>> Start Available data

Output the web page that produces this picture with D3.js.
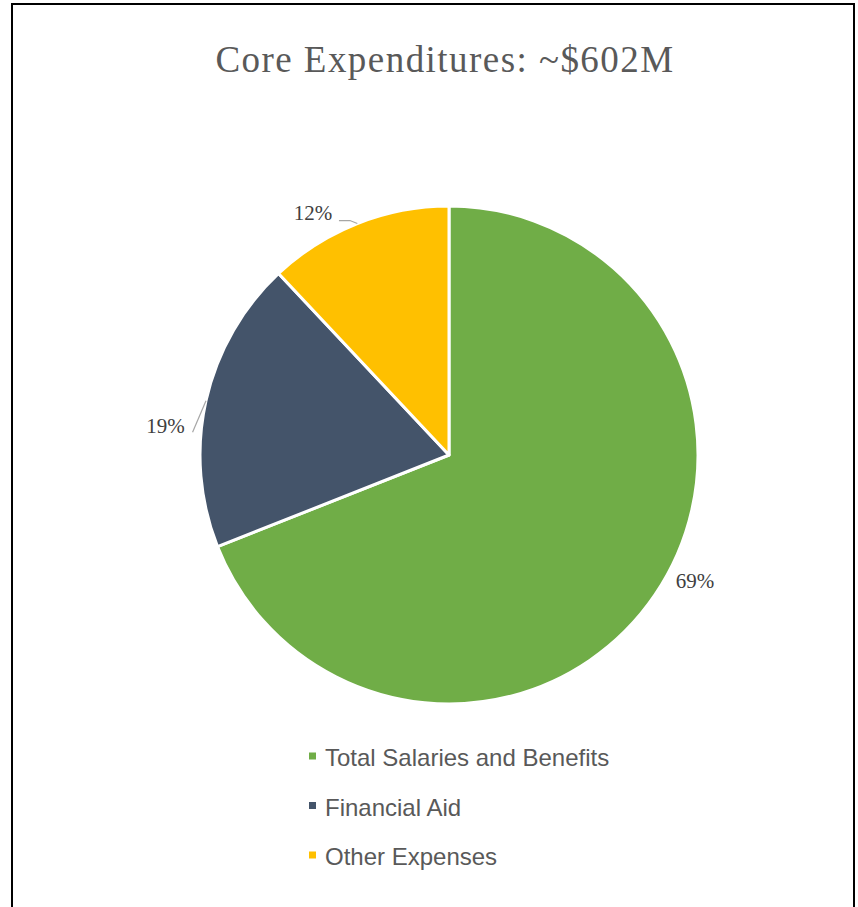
<!DOCTYPE html>
<html>
<head>
<meta charset="utf-8">
<script src="https://cdn.jsdelivr.net/npm/d3@7"></script>
<style>
  html, body { margin: 0; padding: 0; background: #fff; }
  svg { display: block; }
</style>
</head>
<body>
<script>
// ---- data ----
const title = "Core Expenditures: ~$602M";
const categories = ["Total Salaries and Benefits", "Financial Aid", "Other Expenses"];
const shares = [69, 19, 12];
const labels = ["69%", "19%", "12%"];
const colors = ["#70AD47", "#44546A", "#FFC000"];

// ---- layout (style, not data) ----
const W = 858, H = 907;
const cx = 449, cy = 455, R = 249;
// label placement as polar offsets (degrees clockwise from top, radius) — Excel best-fit style
const labelPolar = [{a: 117, r: 276}, {a: 276, r: 285}, {a: 330.7, r: 278}];
const leaderEnd = [null, {dx: 27, dy: 7}, {dx: 26, dy: 8}];

const svg = d3.select("body").append("svg").attr("width", W).attr("height", H);

svg.append("rect")
  .attr("x", 12).attr("y", 4).attr("width", 842).attr("height", 1000)
  .attr("fill", "#fff").attr("stroke", "#000").attr("stroke-width", 2);

svg.append("text")
  .attr("x", 445).attr("y", 72)
  .attr("text-anchor", "middle")
  .attr("font-family", "'Liberation Serif', 'Times New Roman', serif")
  .attr("font-size", 37)
  .attr("letter-spacing", "1.45px")
  .attr("fill", "#595959")
  .text(title);

const pie = d3.pie().sort(null).value(d => d)(shares);
const arc = d3.arc().innerRadius(0).outerRadius(R);

const g = svg.append("g").attr("transform", `translate(${cx},${cy})`);
g.selectAll("path.slice").data(pie).join("path")
  .attr("class", "slice")
  .attr("d", arc)
  .attr("fill", (d, i) => colors[i])
  .attr("stroke", "#fff")
  .attr("stroke-width", 3)
  .attr("stroke-linejoin", "round");

const rad = a => a * Math.PI / 180;
const polar = (a, r) => [r * Math.sin(rad(a)), -r * Math.cos(rad(a))];

// leader lines
pie.forEach((d, i) => {
  if (!leaderEnd[i]) return;
  const mid = (d.startAngle + d.endAngle) / 2;
  const sx = R * Math.sin(mid), sy = -R * Math.cos(mid);
  const [lx, ly] = polar(labelPolar[i].a, labelPolar[i].r);
  const ex = lx + leaderEnd[i].dx, ey = ly + leaderEnd[i].dy;
  let pts;
  if (i === 2) pts = [[sx, sy], [ex + 11, ey], [ex, ey]];
  else pts = [[sx, sy], [ex, ey]];
  g.append("path")
    .attr("d", d3.line()(pts))
    .attr("fill", "none")
    .attr("stroke", "#A6A6A6")
    .attr("stroke-width", 1.2);
});

g.selectAll("text.lbl").data(pie).join("text")
  .attr("class", "lbl")
  .attr("x", (d, i) => polar(labelPolar[i].a, labelPolar[i].r)[0])
  .attr("y", (d, i) => polar(labelPolar[i].a, labelPolar[i].r)[1])
  .attr("dy", "0.35em")
  .attr("text-anchor", "middle")
  .attr("font-family", "'Liberation Serif', 'Times New Roman', serif")
  .attr("font-size", 21)
  .attr("fill", "#404040")
  .text((d, i) => labels[i]);

// legend
const leg = svg.append("g");
const rows = leg.selectAll("g").data(categories).join("g")
  .attr("transform", (d, i) => `translate(309, ${766 + i * 49.5})`);
rows.append("rect")
  .attr("x", 0).attr("y", -13.5).attr("width", 7).attr("height", 7)
  .attr("fill", (d, i) => colors[i]);
rows.append("text")
  .attr("x", 16).attr("y", 0)
  .attr("font-family", "'Liberation Sans', Arial, sans-serif")
  .attr("font-size", 24)
  .attr("fill", "#595959")
  .text(d => d);
</script>
</body>
</html>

>> End Available data

◆ **Written task**: Please write out all of the material above without changing a word, and omit any pictures.

◆ **Completed task**:
Output the web page that produces this picture with D3.js.
<!DOCTYPE html>
<html>
<head>
<meta charset="utf-8">
<script src="https://cdn.jsdelivr.net/npm/d3@7"></script>
<style>
  html, body { margin: 0; padding: 0; background: #fff; }
  svg { display: block; }
</style>
</head>
<body>
<script>
// ---- data ----
const title = "Core Expenditures: ~$602M";
const categories = ["Total Salaries and Benefits", "Financial Aid", "Other Expenses"];
const shares = [69, 19, 12];
const labels = ["69%", "19%", "12%"];
const colors = ["#70AD47", "#44546A", "#FFC000"];

// ---- layout (style, not data) ----
const W = 858, H = 907;
const cx = 449, cy = 455, R = 249;
// label placement as polar offsets (degrees clockwise from top, radius) — Excel best-fit style
const labelPolar = [{a: 117, r: 276}, {a: 276, r: 285}, {a: 330.7, r: 278}];
const leaderEnd = [null, {dx: 27, dy: 7}, {dx: 26, dy: 8}];

const svg = d3.select("body").append("svg").attr("width", W).attr("height", H);

svg.append("rect")
  .attr("x", 12).attr("y", 4).attr("width", 842).attr("height", 1000)
  .attr("fill", "#fff").attr("stroke", "#000").attr("stroke-width", 2);

svg.append("text")
  .attr("x", 445).attr("y", 72)
  .attr("text-anchor", "middle")
  .attr("font-family", "'Liberation Serif', 'Times New Roman', serif")
  .attr("font-size", 37)
  .attr("letter-spacing", "1.45px")
  .attr("fill", "#595959")
  .text(title);

const pie = d3.pie().sort(null).value(d => d)(shares);
const arc = d3.arc().innerRadius(0).outerRadius(R);

const g = svg.append("g").attr("transform", `translate(${cx},${cy})`);
g.selectAll("path.slice").data(pie).join("path")
  .attr("class", "slice")
  .attr("d", arc)
  .attr("fill", (d, i) => colors[i])
  .attr("stroke", "#fff")
  .attr("stroke-width", 3)
  .attr("stroke-linejoin", "round");

const rad = a => a * Math.PI / 180;
const polar = (a, r) => [r * Math.sin(rad(a)), -r * Math.cos(rad(a))];

// leader lines
pie.forEach((d, i) => {
  if (!leaderEnd[i]) return;
  const mid = (d.startAngle + d.endAngle) / 2;
  const sx = R * Math.sin(mid), sy = -R * Math.cos(mid);
  const [lx, ly] = polar(labelPolar[i].a, labelPolar[i].r);
  const ex = lx + leaderEnd[i].dx, ey = ly + leaderEnd[i].dy;
  let pts;
  if (i === 2) pts = [[sx, sy], [ex + 11, ey], [ex, ey]];
  else pts = [[sx, sy], [ex, ey]];
  g.append("path")
    .attr("d", d3.line()(pts))
    .attr("fill", "none")
    .attr("stroke", "#A6A6A6")
    .attr("stroke-width", 1.2);
});

g.selectAll("text.lbl").data(pie).join("text")
  .attr("class", "lbl")
  .attr("x", (d, i) => polar(labelPolar[i].a, labelPolar[i].r)[0])
  .attr("y", (d, i) => polar(labelPolar[i].a, labelPolar[i].r)[1])
  .attr("dy", "0.35em")
  .attr("text-anchor", "middle")
  .attr("font-family", "'Liberation Serif', 'Times New Roman', serif")
  .attr("font-size", 21)
  .attr("fill", "#404040")
  .text((d, i) => labels[i]);

// legend
const leg = svg.append("g");
const rows = leg.selectAll("g").data(categories).join("g")
  .attr("transform", (d, i) => `translate(309, ${766 + i * 49.5})`);
rows.append("rect")
  .attr("x", 0).attr("y", -13.5).attr("width", 7).attr("height", 7)
  .attr("fill", (d, i) => colors[i]);
rows.append("text")
  .attr("x", 16).attr("y", 0)
  .attr("font-family", "'Liberation Sans', Arial, sans-serif")
  .attr("font-size", 24)
  .attr("fill", "#595959")
  .text(d => d);
</script>
</body>
</html>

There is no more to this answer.